___ Provided data
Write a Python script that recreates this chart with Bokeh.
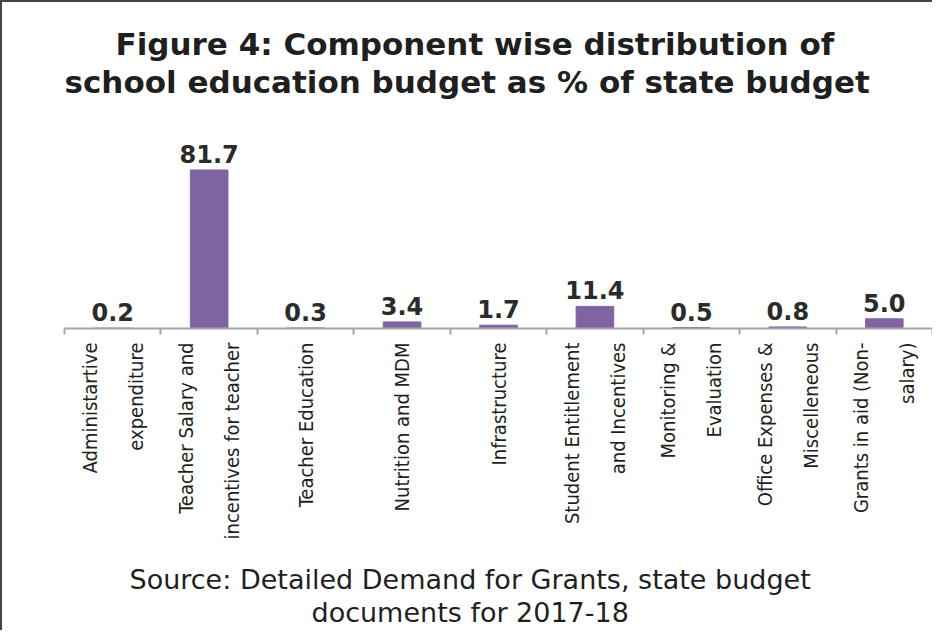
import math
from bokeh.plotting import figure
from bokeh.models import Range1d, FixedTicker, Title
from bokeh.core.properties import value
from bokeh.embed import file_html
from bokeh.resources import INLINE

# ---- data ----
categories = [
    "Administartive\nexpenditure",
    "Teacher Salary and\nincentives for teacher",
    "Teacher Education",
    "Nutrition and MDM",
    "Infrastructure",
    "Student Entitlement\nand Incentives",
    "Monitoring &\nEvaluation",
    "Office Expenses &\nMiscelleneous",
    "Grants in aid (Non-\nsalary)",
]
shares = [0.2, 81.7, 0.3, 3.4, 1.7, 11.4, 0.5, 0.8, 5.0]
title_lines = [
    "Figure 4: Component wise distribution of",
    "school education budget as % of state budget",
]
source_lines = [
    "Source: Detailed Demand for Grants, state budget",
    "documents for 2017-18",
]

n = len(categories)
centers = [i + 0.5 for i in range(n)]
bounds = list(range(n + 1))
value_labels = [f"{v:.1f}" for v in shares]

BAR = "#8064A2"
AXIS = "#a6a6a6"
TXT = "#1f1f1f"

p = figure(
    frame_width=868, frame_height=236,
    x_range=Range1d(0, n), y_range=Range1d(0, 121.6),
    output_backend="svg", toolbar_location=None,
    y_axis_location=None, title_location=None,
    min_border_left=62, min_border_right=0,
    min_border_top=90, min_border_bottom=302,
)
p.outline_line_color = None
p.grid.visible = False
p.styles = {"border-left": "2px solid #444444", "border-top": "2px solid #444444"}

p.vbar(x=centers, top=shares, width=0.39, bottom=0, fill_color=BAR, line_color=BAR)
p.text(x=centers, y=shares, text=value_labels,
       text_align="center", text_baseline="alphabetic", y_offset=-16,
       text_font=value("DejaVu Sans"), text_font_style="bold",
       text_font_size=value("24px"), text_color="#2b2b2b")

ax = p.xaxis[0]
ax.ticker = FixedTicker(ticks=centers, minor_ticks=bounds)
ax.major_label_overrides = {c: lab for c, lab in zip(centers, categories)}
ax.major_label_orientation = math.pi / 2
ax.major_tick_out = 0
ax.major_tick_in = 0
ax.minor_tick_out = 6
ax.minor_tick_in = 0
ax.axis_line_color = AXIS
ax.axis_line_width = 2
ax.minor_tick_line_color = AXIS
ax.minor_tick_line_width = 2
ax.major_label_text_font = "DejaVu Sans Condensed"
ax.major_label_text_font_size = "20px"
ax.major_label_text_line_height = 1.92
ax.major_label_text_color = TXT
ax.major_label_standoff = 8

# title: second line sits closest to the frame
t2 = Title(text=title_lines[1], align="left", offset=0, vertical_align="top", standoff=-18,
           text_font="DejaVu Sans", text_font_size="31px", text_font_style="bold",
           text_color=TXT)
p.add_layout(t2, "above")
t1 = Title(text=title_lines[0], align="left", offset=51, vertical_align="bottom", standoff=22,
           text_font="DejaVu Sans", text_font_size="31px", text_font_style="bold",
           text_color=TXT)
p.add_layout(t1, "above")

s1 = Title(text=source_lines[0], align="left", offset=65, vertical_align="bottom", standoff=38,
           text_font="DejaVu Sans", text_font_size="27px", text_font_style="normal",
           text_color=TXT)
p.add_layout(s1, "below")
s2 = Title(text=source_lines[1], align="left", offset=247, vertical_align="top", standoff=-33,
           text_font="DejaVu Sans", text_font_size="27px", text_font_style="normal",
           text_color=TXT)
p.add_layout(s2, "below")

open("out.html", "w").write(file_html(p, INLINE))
______
◆ Set exercise ◆
Write out, word for word, the lines from the start of the data through the one holding "from bokeh.resources import INLINE". Omit pictures.

◆ Correct response ◆
Write a Python script that recreates this chart with Bokeh.
import math
from bokeh.plotting import figure
from bokeh.models import Range1d, FixedTicker, Title
from bokeh.core.properties import value
from bokeh.embed import file_html
from bokeh.resources import INLINE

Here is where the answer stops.